**Written request:** Will you output all of the data below exactly, omitting the images?
▼▼▼
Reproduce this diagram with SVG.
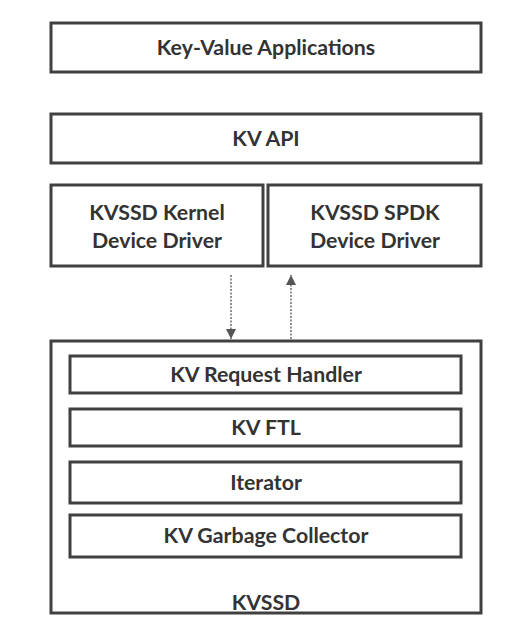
<svg xmlns="http://www.w3.org/2000/svg" width="520" height="635" viewBox="0 0 520 635">
<style>
.box{fill:#fff;stroke:#404040;stroke-width:3}
.t{font-family:Lato,"Open Sans",sans-serif;font-weight:bold;font-size:21.3px;fill:#333;text-anchor:middle;dominant-baseline:central}
.c{stroke:#555;stroke-width:1.3;stroke-dasharray:2 1.5;fill:none}
</style>
<defs>
<marker id="ah" viewBox="0 0 10 10" refX="10" refY="5" markerWidth="10" markerHeight="10" markerUnits="userSpaceOnUse" orient="auto">
<path d="M0,0 L10,5 L0,10 z" fill="#555"/>
</marker>
</defs>
<rect width="520" height="635" fill="#fff"/>
<g id="apps"><rect class="box" x="51" y="23" width="430" height="49"/><text class="t" x="266" y="47">Key-Value Applications</text></g>
<g id="kvapi"><rect class="box" x="51" y="114" width="430" height="49"/><text class="t" x="266" y="138">KV API</text></g>
<g id="kernel"><rect class="box" x="51" y="185" width="212" height="81"/><text class="t" x="157" y="212">KVSSD Kernel</text><text class="t" x="157" y="240">Device Driver</text></g>
<g id="spdk"><rect class="box" x="268" y="185" width="213" height="81"/><text class="t" x="375" y="212">KVSSD SPDK</text><text class="t" x="375" y="240">Device Driver</text></g>
<g id="kvssd"><rect class="box" x="51" y="341" width="430" height="272"/><text class="t" x="266" y="602">KVSSD</text></g>
<g id="handler"><rect class="box" x="70" y="356" width="391" height="37"/><text class="t" x="266" y="374">KV Request Handler</text></g>
<g id="ftl"><rect class="box" x="70" y="409" width="391" height="37"/><text class="t" x="266" y="427">KV FTL</text></g>
<g id="iterator"><rect class="box" x="70" y="462" width="391" height="41"/><text class="t" x="266" y="482">Iterator</text></g>
<g id="gc"><rect class="box" x="70" y="515" width="391" height="42"/><text class="t" x="266" y="535">KV Garbage Collector</text></g>
<g id="connectors">
<line class="c" x1="231" y1="275" x2="231" y2="339" marker-end="url(#ah)"/>
<line class="c" x1="291" y1="339" x2="291" y2="275" marker-end="url(#ah)"/>
</g>
</svg>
▲▲▲
**Finished exercise:**
Reproduce this diagram with SVG.
<svg xmlns="http://www.w3.org/2000/svg" width="520" height="635" viewBox="0 0 520 635">
<style>
.box{fill:#fff;stroke:#404040;stroke-width:3}
.t{font-family:Lato,"Open Sans",sans-serif;font-weight:bold;font-size:21.3px;fill:#333;text-anchor:middle;dominant-baseline:central}
.c{stroke:#555;stroke-width:1.3;stroke-dasharray:2 1.5;fill:none}
</style>
<defs>
<marker id="ah" viewBox="0 0 10 10" refX="10" refY="5" markerWidth="10" markerHeight="10" markerUnits="userSpaceOnUse" orient="auto">
<path d="M0,0 L10,5 L0,10 z" fill="#555"/>
</marker>
</defs>
<rect width="520" height="635" fill="#fff"/>
<g id="apps"><rect class="box" x="51" y="23" width="430" height="49"/><text class="t" x="266" y="47">Key-Value Applications</text></g>
<g id="kvapi"><rect class="box" x="51" y="114" width="430" height="49"/><text class="t" x="266" y="138">KV API</text></g>
<g id="kernel"><rect class="box" x="51" y="185" width="212" height="81"/><text class="t" x="157" y="212">KVSSD Kernel</text><text class="t" x="157" y="240">Device Driver</text></g>
<g id="spdk"><rect class="box" x="268" y="185" width="213" height="81"/><text class="t" x="375" y="212">KVSSD SPDK</text><text class="t" x="375" y="240">Device Driver</text></g>
<g id="kvssd"><rect class="box" x="51" y="341" width="430" height="272"/><text class="t" x="266" y="602">KVSSD</text></g>
<g id="handler"><rect class="box" x="70" y="356" width="391" height="37"/><text class="t" x="266" y="374">KV Request Handler</text></g>
<g id="ftl"><rect class="box" x="70" y="409" width="391" height="37"/><text class="t" x="266" y="427">KV FTL</text></g>
<g id="iterator"><rect class="box" x="70" y="462" width="391" height="41"/><text class="t" x="266" y="482">Iterator</text></g>
<g id="gc"><rect class="box" x="70" y="515" width="391" height="42"/><text class="t" x="266" y="535">KV Garbage Collector</text></g>
<g id="connectors">
<line class="c" x1="231" y1="275" x2="231" y2="339" marker-end="url(#ah)"/>
<line class="c" x1="291" y1="339" x2="291" y2="275" marker-end="url(#ah)"/>
</g>
</svg>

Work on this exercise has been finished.